%%

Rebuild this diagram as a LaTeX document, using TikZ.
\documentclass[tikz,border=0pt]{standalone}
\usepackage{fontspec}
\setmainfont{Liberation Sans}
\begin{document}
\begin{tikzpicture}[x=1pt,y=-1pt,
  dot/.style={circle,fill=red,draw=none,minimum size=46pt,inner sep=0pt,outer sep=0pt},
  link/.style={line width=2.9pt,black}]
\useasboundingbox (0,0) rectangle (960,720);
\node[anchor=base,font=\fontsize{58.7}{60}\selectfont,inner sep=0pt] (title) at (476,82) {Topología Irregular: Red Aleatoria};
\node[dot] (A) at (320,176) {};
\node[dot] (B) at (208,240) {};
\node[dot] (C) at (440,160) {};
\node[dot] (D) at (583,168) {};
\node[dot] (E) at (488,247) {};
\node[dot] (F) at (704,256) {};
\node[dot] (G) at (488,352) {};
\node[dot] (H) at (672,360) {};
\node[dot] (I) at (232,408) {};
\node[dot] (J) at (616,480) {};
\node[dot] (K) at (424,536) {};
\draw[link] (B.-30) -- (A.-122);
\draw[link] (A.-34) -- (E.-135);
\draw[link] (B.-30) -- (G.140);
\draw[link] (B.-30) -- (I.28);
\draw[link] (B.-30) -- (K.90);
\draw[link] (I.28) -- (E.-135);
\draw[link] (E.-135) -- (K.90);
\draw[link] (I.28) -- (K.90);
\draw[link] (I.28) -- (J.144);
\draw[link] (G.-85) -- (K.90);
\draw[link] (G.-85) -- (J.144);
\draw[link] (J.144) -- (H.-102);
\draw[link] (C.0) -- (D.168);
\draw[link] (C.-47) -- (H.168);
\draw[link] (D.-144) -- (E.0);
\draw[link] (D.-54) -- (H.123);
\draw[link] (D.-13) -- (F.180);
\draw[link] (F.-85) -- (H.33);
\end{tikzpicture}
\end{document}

%%

> _What is asked_:
All of the material above needs to be retyped word for word.

> _Final result_:
Rebuild this diagram as a LaTeX document, using TikZ.
\documentclass[tikz,border=0pt]{standalone}
\usepackage{fontspec}
\setmainfont{Liberation Sans}
\begin{document}
\begin{tikzpicture}[x=1pt,y=-1pt,
  dot/.style={circle,fill=red,draw=none,minimum size=46pt,inner sep=0pt,outer sep=0pt},
  link/.style={line width=2.9pt,black}]
\useasboundingbox (0,0) rectangle (960,720);
\node[anchor=base,font=\fontsize{58.7}{60}\selectfont,inner sep=0pt] (title) at (476,82) {Topología Irregular: Red Aleatoria};
\node[dot] (A) at (320,176) {};
\node[dot] (B) at (208,240) {};
\node[dot] (C) at (440,160) {};
\node[dot] (D) at (583,168) {};
\node[dot] (E) at (488,247) {};
\node[dot] (F) at (704,256) {};
\node[dot] (G) at (488,352) {};
\node[dot] (H) at (672,360) {};
\node[dot] (I) at (232,408) {};
\node[dot] (J) at (616,480) {};
\node[dot] (K) at (424,536) {};
\draw[link] (B.-30) -- (A.-122);
\draw[link] (A.-34) -- (E.-135);
\draw[link] (B.-30) -- (G.140);
\draw[link] (B.-30) -- (I.28);
\draw[link] (B.-30) -- (K.90);
\draw[link] (I.28) -- (E.-135);
\draw[link] (E.-135) -- (K.90);
\draw[link] (I.28) -- (K.90);
\draw[link] (I.28) -- (J.144);
\draw[link] (G.-85) -- (K.90);
\draw[link] (G.-85) -- (J.144);
\draw[link] (J.144) -- (H.-102);
\draw[link] (C.0) -- (D.168);
\draw[link] (C.-47) -- (H.168);
\draw[link] (D.-144) -- (E.0);
\draw[link] (D.-54) -- (H.123);
\draw[link] (D.-13) -- (F.180);
\draw[link] (F.-85) -- (H.33);
\end{tikzpicture}
\end{document}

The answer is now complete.